## START Provided data
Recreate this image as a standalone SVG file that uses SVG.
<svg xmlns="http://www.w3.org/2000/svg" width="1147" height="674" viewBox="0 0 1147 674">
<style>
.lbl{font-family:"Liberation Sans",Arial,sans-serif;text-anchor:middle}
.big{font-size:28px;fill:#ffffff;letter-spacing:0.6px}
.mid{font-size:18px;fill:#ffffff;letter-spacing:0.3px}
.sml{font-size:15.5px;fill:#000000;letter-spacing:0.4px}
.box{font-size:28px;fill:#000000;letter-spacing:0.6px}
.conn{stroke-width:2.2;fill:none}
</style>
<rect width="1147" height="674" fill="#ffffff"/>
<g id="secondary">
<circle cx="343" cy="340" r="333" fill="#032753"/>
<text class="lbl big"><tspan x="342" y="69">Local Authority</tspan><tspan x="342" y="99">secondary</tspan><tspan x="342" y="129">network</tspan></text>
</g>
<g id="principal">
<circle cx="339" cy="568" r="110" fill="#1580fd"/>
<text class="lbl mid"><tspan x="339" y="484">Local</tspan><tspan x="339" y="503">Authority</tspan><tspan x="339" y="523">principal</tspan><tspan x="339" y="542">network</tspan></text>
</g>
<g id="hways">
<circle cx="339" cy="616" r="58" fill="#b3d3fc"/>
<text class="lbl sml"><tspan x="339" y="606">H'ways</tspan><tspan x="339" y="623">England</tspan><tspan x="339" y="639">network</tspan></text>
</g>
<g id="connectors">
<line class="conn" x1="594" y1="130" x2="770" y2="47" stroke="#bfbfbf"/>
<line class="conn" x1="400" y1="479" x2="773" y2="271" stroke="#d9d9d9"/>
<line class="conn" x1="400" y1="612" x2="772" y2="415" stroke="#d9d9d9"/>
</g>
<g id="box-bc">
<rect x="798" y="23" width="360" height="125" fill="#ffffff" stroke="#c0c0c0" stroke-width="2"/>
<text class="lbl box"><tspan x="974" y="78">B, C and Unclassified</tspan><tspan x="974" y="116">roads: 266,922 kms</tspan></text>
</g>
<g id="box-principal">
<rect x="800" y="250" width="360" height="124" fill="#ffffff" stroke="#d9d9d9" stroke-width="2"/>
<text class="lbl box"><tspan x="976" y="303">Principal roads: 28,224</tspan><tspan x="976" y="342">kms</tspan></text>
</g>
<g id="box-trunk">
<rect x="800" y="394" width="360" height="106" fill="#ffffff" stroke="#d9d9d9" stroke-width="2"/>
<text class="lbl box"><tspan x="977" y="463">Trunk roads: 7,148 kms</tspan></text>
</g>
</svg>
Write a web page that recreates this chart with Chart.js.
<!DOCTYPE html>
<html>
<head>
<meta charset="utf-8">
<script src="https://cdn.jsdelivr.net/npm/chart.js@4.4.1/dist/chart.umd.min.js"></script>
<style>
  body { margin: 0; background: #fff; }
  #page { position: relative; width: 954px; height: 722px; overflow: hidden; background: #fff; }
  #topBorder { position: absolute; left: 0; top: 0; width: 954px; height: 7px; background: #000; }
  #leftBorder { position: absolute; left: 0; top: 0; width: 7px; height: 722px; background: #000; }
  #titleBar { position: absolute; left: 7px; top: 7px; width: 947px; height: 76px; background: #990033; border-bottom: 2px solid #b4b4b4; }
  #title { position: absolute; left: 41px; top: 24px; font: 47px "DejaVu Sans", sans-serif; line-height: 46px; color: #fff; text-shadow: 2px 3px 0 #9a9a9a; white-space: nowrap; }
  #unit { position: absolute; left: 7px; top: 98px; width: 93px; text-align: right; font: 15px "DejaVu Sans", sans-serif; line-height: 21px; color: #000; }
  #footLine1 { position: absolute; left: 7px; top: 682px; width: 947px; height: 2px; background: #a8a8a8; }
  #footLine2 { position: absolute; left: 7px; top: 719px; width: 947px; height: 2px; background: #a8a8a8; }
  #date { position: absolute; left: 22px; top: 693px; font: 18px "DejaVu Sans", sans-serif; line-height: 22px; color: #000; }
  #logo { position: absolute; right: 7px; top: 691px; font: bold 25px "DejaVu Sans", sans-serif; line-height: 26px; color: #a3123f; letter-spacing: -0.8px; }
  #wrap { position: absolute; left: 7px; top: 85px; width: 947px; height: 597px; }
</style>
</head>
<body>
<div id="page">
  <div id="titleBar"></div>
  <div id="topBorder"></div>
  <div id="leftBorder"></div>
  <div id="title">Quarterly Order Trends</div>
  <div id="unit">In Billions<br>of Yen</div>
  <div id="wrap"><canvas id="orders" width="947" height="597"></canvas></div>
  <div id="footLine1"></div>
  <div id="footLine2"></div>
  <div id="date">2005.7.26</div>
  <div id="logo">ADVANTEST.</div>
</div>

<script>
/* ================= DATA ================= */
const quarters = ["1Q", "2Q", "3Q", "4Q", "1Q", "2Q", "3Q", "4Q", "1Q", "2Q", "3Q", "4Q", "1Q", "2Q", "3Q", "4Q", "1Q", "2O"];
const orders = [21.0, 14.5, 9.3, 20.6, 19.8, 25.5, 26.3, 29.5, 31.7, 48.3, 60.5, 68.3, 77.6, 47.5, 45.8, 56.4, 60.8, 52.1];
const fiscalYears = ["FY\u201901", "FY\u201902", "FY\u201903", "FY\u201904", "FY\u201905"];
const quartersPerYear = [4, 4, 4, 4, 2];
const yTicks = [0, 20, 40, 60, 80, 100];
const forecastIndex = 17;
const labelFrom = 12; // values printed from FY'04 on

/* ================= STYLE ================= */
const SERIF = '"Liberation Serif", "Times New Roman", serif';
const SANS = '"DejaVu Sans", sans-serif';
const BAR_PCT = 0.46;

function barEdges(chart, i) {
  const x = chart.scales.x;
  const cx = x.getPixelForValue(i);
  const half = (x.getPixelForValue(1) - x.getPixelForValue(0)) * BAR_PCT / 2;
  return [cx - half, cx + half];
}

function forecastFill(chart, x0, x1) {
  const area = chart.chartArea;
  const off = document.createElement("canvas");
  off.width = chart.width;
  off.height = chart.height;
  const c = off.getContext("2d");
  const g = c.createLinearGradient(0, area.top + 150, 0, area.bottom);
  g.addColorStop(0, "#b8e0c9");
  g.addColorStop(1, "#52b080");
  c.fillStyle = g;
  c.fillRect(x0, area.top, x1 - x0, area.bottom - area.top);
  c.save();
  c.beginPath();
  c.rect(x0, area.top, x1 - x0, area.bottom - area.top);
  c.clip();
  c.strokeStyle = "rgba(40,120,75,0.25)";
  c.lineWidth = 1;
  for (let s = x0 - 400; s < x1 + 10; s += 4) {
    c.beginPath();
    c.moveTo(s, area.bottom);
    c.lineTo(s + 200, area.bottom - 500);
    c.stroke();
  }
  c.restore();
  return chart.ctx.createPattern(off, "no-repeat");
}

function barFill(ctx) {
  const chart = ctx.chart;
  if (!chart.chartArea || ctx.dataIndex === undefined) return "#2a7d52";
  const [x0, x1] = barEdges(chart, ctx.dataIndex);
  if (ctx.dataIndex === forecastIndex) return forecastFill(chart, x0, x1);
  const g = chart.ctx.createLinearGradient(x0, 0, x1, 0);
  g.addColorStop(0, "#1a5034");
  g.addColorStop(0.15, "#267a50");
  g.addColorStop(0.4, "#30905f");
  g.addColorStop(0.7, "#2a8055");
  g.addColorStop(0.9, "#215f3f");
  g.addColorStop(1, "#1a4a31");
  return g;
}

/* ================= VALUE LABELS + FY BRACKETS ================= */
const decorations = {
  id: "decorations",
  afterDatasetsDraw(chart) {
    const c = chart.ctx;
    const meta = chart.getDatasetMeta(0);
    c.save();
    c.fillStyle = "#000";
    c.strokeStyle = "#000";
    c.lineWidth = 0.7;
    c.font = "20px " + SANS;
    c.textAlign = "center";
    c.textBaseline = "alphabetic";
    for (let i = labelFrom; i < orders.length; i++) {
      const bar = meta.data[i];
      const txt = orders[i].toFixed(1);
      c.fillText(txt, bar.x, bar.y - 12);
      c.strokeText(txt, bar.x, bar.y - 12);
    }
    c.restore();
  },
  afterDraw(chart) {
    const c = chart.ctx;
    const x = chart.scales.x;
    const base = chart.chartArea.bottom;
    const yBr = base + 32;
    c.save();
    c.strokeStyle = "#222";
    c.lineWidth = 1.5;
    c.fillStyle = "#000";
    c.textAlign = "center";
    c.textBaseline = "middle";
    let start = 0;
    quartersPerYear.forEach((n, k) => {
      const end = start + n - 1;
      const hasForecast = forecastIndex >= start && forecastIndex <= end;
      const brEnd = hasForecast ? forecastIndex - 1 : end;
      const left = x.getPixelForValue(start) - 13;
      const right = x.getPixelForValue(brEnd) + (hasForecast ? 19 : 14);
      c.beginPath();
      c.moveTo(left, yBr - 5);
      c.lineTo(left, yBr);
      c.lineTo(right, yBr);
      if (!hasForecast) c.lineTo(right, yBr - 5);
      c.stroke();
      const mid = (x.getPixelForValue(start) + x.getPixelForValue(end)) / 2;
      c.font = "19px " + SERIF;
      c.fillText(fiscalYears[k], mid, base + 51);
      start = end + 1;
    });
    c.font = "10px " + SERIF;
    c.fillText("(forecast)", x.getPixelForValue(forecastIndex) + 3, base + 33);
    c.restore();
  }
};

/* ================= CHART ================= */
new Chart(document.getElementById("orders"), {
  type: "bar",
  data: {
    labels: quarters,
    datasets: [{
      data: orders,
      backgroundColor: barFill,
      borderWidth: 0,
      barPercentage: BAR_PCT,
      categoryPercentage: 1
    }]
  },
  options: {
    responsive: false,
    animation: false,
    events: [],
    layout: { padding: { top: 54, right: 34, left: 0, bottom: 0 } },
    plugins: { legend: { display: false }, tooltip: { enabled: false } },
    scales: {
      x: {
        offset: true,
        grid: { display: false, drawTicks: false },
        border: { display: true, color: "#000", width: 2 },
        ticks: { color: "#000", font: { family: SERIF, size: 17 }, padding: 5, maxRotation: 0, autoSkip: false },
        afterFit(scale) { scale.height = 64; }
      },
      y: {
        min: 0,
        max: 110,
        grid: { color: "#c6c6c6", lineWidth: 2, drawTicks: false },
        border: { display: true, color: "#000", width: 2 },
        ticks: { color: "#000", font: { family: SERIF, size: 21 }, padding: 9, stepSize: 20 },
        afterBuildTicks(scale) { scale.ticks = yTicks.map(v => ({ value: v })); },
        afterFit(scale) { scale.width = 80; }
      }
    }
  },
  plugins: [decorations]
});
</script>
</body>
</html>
## END Provided data
What the task asks: In the records above, locate every line with the string "that" and copy it.

Problem solution:
Recreate this image as a standalone SVG file that uses SVG.
Write a web page that recreates this chart with Chart.js.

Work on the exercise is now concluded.